Certaines grands-mères savent encore reconnaître au bord des chemins les herbes pour savonner, rincer, raviver les couleurs ou parfumer le linge.
Dans les périodes de disette, quand le savon vient à manquer, les femmes se rendent au bord des ruisseaux ou au pied de quelques talus secs pour y cueillir l’ « herbe à savon ». La saponaire officinale (Saponaria officinalis) est une plante vivace, traçante, qui fleurit en août et septembre. Toutes les parties de la plante et surtout la racine moussent lorsqu’elles sont froissées dans l’eau.
Au Moyen-âge, elle est utilisée pour dégraisser la laine des moutons et est appelée « herbe à foulon ». Elle a également servi à nettoyer les plaies des lépreux, les dartres, la gale et l’eczéma.
La saponaire officinale est devenue une plante ornementale dans les jardins. La variété à fleurs doubles ‘Plena’ est réputée pour sa floraison tardive en septembre.

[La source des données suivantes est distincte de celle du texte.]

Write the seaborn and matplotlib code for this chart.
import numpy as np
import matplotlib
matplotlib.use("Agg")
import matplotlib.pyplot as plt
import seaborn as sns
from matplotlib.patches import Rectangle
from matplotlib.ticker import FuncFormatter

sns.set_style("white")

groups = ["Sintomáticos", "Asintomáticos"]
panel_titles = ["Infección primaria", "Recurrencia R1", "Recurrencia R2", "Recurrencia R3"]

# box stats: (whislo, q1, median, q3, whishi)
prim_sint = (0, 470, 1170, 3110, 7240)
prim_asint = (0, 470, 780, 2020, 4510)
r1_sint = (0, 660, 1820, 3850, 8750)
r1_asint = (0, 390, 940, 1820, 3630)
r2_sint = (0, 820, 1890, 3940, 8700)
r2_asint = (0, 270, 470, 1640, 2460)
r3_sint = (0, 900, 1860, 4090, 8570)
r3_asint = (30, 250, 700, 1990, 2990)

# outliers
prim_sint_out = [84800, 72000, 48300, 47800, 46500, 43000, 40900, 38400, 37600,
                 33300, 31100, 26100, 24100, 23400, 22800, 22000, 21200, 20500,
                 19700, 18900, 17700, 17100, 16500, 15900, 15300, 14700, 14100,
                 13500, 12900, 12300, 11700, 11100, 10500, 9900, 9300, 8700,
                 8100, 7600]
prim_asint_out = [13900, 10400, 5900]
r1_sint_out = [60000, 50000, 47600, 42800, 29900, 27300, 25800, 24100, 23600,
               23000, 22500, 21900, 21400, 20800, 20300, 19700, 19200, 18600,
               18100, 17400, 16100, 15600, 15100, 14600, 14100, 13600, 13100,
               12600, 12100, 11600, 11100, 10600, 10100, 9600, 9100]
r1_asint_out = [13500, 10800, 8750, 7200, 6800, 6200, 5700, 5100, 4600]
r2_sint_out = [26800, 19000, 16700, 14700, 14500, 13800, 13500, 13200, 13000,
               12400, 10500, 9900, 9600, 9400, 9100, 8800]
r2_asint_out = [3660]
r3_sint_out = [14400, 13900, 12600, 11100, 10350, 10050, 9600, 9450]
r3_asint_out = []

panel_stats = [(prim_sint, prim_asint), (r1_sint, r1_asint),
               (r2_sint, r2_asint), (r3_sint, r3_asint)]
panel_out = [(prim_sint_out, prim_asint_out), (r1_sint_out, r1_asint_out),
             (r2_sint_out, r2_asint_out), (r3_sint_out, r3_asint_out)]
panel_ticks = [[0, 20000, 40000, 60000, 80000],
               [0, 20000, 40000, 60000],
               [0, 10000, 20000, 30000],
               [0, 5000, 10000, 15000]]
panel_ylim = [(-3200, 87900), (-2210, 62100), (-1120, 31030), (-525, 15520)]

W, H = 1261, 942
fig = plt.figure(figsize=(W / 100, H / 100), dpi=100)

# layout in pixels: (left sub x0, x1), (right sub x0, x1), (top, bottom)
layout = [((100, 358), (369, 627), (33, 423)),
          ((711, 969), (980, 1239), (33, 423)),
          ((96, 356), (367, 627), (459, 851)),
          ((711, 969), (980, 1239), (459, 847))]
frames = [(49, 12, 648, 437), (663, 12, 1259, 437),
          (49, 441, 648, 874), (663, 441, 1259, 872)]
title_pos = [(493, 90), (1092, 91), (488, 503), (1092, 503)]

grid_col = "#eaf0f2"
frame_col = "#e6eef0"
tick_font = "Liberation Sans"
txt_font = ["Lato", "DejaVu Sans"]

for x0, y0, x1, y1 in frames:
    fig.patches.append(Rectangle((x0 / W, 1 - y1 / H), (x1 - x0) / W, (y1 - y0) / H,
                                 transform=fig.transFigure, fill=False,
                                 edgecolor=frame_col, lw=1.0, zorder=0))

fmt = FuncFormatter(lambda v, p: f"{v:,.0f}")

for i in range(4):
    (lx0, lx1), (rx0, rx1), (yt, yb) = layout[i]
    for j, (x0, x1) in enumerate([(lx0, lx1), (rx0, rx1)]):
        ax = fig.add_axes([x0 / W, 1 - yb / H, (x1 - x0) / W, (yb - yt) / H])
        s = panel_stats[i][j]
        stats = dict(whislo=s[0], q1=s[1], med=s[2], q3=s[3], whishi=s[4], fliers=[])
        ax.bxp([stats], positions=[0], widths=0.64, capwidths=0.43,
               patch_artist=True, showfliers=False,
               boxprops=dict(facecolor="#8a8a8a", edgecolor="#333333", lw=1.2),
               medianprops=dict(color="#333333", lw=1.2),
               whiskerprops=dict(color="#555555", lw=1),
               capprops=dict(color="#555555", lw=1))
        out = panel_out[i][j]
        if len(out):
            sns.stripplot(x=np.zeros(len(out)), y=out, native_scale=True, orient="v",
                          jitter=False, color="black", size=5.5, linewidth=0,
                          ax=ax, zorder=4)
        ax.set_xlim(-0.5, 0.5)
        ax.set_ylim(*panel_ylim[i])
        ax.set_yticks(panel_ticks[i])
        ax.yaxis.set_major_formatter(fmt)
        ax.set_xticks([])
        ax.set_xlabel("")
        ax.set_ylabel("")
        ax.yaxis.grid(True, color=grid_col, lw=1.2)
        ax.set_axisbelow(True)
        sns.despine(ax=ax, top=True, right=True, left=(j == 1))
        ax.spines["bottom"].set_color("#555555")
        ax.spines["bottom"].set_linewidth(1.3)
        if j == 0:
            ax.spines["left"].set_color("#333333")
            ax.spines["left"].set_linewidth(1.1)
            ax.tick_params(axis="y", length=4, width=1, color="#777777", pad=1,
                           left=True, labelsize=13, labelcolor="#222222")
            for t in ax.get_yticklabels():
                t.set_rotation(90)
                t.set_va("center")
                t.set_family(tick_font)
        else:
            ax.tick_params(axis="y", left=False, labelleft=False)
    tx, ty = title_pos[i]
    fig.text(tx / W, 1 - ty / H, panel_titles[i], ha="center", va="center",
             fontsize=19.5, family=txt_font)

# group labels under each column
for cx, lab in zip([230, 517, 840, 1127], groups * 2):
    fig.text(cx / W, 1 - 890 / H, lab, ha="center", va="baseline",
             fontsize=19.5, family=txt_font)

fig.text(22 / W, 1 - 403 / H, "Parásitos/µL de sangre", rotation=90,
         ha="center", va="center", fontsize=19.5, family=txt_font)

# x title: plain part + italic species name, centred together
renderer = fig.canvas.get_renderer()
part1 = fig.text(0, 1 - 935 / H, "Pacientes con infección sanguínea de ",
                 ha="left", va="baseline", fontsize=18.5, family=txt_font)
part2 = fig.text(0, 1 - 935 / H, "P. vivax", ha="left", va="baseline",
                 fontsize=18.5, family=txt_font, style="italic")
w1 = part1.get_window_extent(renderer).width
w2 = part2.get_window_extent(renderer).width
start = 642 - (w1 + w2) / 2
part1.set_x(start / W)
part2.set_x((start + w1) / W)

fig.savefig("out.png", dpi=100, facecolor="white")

Pendant la Seconde Guerre mondiale, elle a remplacé le savon manquant : « Je me souviens que ma grand-mère me lavait le visage avec la fleur. Ça sentait bon. »
Pour rincer : iris et grande aunée
« Le jour de la lessive, on n’arrose jamais les jardins, de crainte qu’il ne pleuve, raconte Bernadette. On faisait deux grandes lessives par an pour laver tout le linge blanc. Il était déposé dans un cuveau. Sur le dessus, on place une étamine pleine de cendre de bois de pommier et de feuilles de laurier sauce. Avec le pucheux, on passe de l’eau bouillante que l’on recueille en bas du cuveau, que l’on réchauffe et repasse sur le linge. »

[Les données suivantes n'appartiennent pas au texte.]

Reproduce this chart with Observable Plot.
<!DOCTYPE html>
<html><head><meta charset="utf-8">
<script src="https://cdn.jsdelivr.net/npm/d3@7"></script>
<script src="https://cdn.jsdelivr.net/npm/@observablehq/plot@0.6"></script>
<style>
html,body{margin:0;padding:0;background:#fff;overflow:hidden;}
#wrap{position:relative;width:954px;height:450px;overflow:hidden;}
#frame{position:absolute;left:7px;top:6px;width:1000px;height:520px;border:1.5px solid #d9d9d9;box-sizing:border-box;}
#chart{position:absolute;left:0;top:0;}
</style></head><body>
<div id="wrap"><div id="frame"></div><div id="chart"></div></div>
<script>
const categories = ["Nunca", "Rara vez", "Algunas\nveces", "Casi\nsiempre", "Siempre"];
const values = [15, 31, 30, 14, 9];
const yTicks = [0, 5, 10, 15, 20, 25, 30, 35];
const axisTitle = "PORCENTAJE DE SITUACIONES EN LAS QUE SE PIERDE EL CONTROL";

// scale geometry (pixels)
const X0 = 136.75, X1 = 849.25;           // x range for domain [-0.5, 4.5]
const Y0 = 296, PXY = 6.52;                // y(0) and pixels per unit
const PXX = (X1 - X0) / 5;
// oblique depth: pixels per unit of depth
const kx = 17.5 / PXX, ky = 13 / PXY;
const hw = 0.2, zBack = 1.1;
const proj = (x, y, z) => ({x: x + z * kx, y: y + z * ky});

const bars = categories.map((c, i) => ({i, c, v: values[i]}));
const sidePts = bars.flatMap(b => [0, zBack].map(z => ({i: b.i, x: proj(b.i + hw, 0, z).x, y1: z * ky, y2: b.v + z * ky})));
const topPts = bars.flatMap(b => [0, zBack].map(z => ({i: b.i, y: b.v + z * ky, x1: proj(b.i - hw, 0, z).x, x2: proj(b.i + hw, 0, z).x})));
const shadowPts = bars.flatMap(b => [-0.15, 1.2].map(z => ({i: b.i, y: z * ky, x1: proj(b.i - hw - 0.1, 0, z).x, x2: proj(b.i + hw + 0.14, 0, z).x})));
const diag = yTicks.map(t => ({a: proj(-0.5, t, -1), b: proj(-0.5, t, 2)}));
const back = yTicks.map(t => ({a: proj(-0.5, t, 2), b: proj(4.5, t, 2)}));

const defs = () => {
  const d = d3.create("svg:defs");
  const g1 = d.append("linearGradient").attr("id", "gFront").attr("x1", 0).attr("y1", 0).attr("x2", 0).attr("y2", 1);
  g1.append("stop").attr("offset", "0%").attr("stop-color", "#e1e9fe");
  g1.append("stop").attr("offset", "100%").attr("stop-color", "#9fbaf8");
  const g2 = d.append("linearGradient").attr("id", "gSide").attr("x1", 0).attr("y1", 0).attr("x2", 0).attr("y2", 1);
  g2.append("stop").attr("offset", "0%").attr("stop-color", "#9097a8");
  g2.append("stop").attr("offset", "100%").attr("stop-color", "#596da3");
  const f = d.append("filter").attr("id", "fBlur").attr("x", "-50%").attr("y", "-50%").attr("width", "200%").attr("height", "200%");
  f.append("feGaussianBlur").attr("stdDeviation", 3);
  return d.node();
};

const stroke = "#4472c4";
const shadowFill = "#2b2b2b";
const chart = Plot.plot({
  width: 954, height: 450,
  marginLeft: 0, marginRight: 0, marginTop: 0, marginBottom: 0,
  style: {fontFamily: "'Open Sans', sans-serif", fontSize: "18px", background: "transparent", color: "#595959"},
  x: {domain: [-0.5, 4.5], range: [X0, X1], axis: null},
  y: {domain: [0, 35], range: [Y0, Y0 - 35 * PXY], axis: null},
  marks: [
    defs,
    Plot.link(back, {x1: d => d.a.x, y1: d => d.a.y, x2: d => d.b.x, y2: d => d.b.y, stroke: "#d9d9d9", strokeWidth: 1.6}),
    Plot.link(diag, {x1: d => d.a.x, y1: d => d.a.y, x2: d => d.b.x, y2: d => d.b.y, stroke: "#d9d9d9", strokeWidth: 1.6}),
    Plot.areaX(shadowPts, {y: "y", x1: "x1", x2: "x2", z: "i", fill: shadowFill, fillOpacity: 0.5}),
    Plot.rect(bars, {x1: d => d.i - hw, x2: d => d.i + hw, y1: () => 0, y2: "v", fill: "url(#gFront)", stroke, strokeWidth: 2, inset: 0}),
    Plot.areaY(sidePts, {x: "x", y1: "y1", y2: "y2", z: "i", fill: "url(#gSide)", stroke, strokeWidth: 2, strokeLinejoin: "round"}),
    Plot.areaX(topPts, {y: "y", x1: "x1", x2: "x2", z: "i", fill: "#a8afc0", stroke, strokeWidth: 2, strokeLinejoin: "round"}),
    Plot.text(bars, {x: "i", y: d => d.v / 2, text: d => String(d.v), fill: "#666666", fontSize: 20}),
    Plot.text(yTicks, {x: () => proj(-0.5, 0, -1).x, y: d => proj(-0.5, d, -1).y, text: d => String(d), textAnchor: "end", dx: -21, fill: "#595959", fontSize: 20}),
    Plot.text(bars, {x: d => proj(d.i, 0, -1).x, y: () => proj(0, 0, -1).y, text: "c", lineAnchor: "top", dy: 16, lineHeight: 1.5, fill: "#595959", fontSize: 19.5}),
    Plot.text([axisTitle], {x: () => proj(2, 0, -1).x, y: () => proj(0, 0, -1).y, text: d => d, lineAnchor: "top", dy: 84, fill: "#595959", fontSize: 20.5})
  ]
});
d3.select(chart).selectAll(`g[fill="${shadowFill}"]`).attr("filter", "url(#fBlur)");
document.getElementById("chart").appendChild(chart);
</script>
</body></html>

Au rinçage, on utilise de la racine d’iris des marais (Iris pseudacorus) ou d’iris des jardins pour redonner toute sa fraîcheur au linge. Dans quelques familles, on va arracher de la racine d’aunée à grandes feuilles (Inula helenium) plante sauvage naturalisée sur les talus et quelques fossés du Pays d’Auge et du littoral ouest du Cotentin. À cet usage elle fut cultivée dans les jardins. Sa racine dégage une agréable odeur de violette.
Le lierre ravive le noir
Le noir était porté très jeune dans les familles. Au début du XXe siècle, la mariée est parfois vêtue de noir. Dès le premier deuil dans la famille, les vêtements sont teints par la ménagère ou confiés à la teinturerie. Mais cette couleur passe exposée à la lumière. Pour lui redonner sa brillance, les femmes mettent à tremper les vêtements de deuil avec des feuilles de lierre (Hedera helix).
Le muguet des armoires
Quand la lessive a séché, étendue sur des cordeaux entre les pommiers dans la cour de la maison, le linge est soigneusement rangé dans les armoires. Pour lui conserver toute sa fraîcheur, on glisse entre les piles de draps de petits bouquets de « muguet des armoires » ou aspérule odorante (Asperula odorata). Cueillie dans les bois de hêtres, c’est une petite fleur blanche discrète et sans odeur. C’est seulement lorsqu’on la coupe qu’elle dégage un agréable parfum d’amande. Le botaniste Louis-Alphonse de Brébisson signale son usage et son nom de « muguet des armoires » dans sa Flore de la Normandie publiée en 1836.
Les fleurs de lavande cueillies à la fin de l’été, emballées dans de petits sachets de papier de soie, sont glissées entre les piles de draps de lin ou de coton.
Les garde-robes
L’aurone (Artemisia abrotanum) est cultivée depuis le Moyen-âge comme plante médicinale. C’est une armoise au feuillage finement découpé, utilisée pour stimuler la digestion et comme vermifuge.
Dans les armoires, on suspend un rameau d’aurone pour parfumer le linge et en éloigner les insectes.
La santoline (Santolina chamaecyparissus) est utilisée pour ses propriétés identiques : dans les armoires, elle sert de « garde-robe » en éloignant les mites. Le terme de « garde-robe » est attesté par Louis Du Bois dans son Glossaire du patois normand (Lisieux, 1856).